Fernando Rodney, Tigers
Watch out for: Ryan Perry, Joel Zumaya
Rodney had his first rough stretch in terms of throwing strikes this week, issuing 3 BB in two appearances against Cleveland on the 9th and 10th. Hopefully, this isn’t a sign of things to come for the normally strike zone-challenged reliever: he had been doing a fine job of locating his pitches, with 59.2% of them ending up in the strike zone (fourth-highest among all relievers).
The Mexicutioner hits the DL for a second time with a wonky shoulder, a troubling development. GM Dayton Moore says there’s no “structural damage” (“just” rotator cuff inflammation), but free agent import Cruz will handle the 9th inning for the time being.

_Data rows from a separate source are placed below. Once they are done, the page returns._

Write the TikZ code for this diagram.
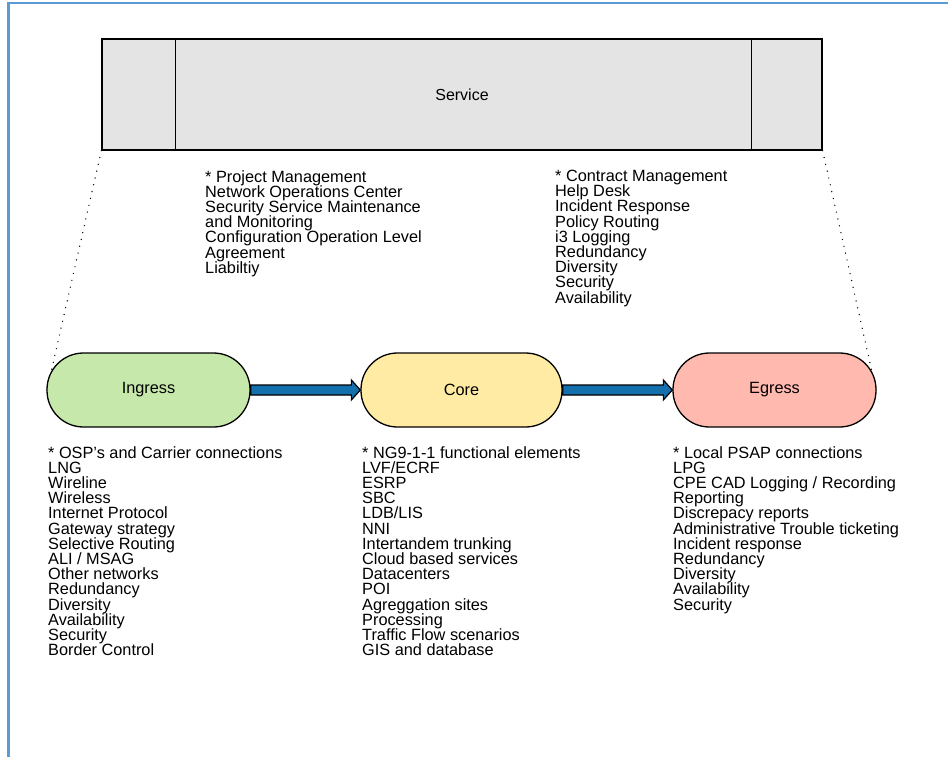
\documentclass[tikz,border=0pt]{standalone}
\usepackage{fontspec}
\setmainfont{Liberation Sans}
\usetikzlibrary{calc}
\definecolor{frameblue}{HTML}{5B9BD5}
\definecolor{svcgray}{HTML}{E4E4E4}
\definecolor{inggreen}{HTML}{C6E8AA}
\definecolor{coreyellow}{HTML}{FFEBA3}
\definecolor{egrpink}{HTML}{FFB9AF}
\definecolor{arrowblue}{HTML}{146FAD}
\begin{document}
\begin{tikzpicture}[x=1pt,y=-1pt,
  pill/.style={draw=black, line width=1.3pt, rounded corners=36.5pt, minimum width=203pt, minimum height=74pt, inner sep=0pt, font=\fontsize{16.3}{18}\selectfont},
  svcbox/.style={draw=black, line width=1.3pt, fill=svcgray, minimum width=720pt, minimum height=111pt, inner sep=0pt, font=\fontsize{16}{18}\selectfont},
  listtext/.style={anchor=north west, inner sep=0pt, align=left, font=\fontsize{16.3}{15.2}\selectfont},
  dotline/.style={line width=1.4pt, dash pattern=on 0pt off 7pt, line cap=round},
  flowarrow/.style={draw=black, line width=1.2pt, fill=arrowblue, line join=miter}
]
\useasboundingbox (0,0) rectangle (948,756);
% frame
\draw[frameblue, line width=2.5pt] (8.5,757) -- (8.5,3) -- (950,3);
% service box
\node[svcbox] (svc) at (462,94.5) {Service};
\draw[line width=1.3pt] ($(svc.north west)+(74,0)$) -- ($(svc.south west)+(74,0)$);
\draw[line width=1.3pt] ($(svc.north east)+(-71,0)$) -- ($(svc.south east)+(-71,0)$);
% pill coordinates
\coordinate (ingc) at (148.5,390);
\coordinate (corec) at (461.5,390);
\coordinate (egrc) at (774.5,390);
\draw[dotline] (svc.south west) -- ($(ingc)+(-101.5,0)$);
\draw[dotline] (svc.south east) -- ($(egrc)+(101.5,0)$);
% pills
\node[pill, fill=inggreen] (ing) at (ingc) {Ingress};
\node[pill, fill=coreyellow, minimum width=201pt] (core) at (corec) {Core};
\node[pill, fill=egrpink] (egr) at (egrc) {Egress};
% arrows
\draw[flowarrow] ($(ing.east)+(0,-5)$) -- ($(core.west)+(-9,-5)$) -- ($(core.west)+(-9,-10)$) -- (core.west) -- ($(core.west)+(-9,10)$) -- ($(core.west)+(-9,5)$) -- ($(ing.east)+(0,5)$) -- cycle;
\draw[flowarrow] ($(core.east)+(0,-5)$) -- ($(egr.west)+(-9,-5)$) -- ($(egr.west)+(-9,-10)$) -- (egr.west) -- ($(egr.west)+(-9,10)$) -- ($(egr.west)+(-9,5)$) -- ($(core.east)+(0,5)$) -- cycle;
% upper lists
\node[listtext] (pm) at (205,170) {* Project Management\\Network Operations Center\\Security Service Maintenance\\and Monitoring\\Configuration Operation Level\\Agreement\\Liabiltiy};
\node[listtext] (cm) at (555,170) {* Contract Management\\Help Desk\\Incident Response\\Policy Routing\\i3 Logging\\Redundancy\\Diversity\\Security\\Availability};
% lower lists
\node[listtext] (il) at (48,446) {* OSP's and Carrier connections\\LNG\\Wireline\\Wireless\\Internet Protocol\\Gateway strategy\\Selective Routing\\ALI / MSAG\\Other networks\\Redundancy\\Diversity\\Availability\\Security\\Border Control};
\node[listtext] (cl) at (362,446) {* NG9-1-1 functional elements\\LVF/ECRF\\ESRP\\SBC\\LDB/LIS\\NNI\\Intertandem trunking\\Cloud based services\\Datacenters\\POI\\Agreggation sites\\Processing\\Traffic Flow scenarios\\GIS and database};
\node[listtext] (el) at (673,446) {* Local PSAP connections\\LPG\\CPE CAD Logging / Recording\\Reporting\\Discrepacy reports\\Administrative Trouble ticketing\\Incident response\\Redundancy\\Diversity\\Availability\\Security};
\end{tikzpicture}
\end{document}
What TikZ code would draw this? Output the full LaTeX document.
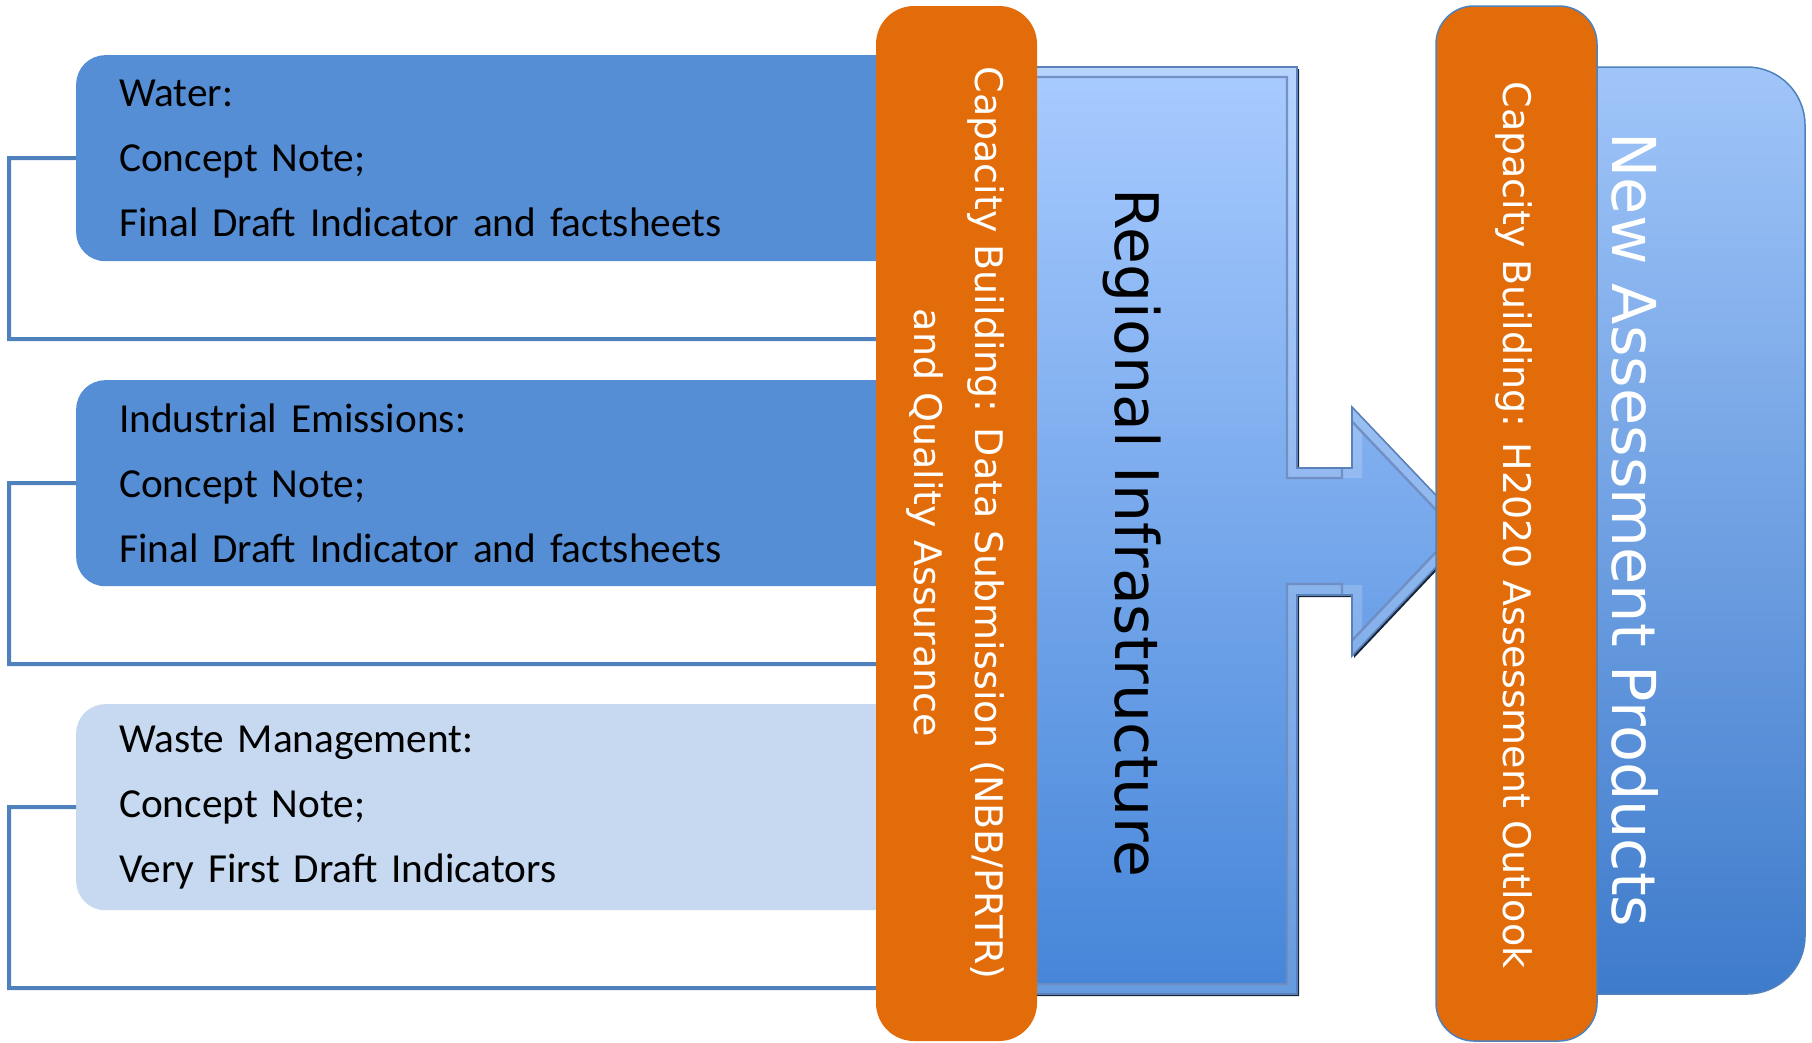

Cruz’s ERA may sit at 1.88, but he’s struggled to throw strikes with an 11/9 K/BB in 14.1 IP. A .169 BABIP has aided him thus far, and he’ll have to do a better job of pounding the zone if he expects to have continued success.
Watch Your Back
Sherrill racked up a save last night against the Rays, and he’s apparently still the guy for the time being. The lefty has been rather hittable (opponents have made contact with 92.5% of his pitches within the zone, compared to the 87.7% MLB average), and Sherrill has handed out 7 walks in 14.2 IP. His grip on the job will always be tenuous; he’s like a southpaw version of Mike Williams.
Troy Percival, Rays
Watch out for: J.P. Howell
Percival has FIP’s of 5.87 and 4.80 over the 2008 and 2009 seasons, but he’ll continue to get the call in the 9th so that Balfour, Howell et. all can work more than 3 outs at a time. Percival has put himself in jams in his 8.2 frames of work, with a 44.4% First-Pitch Strike % (57.8% MLB average).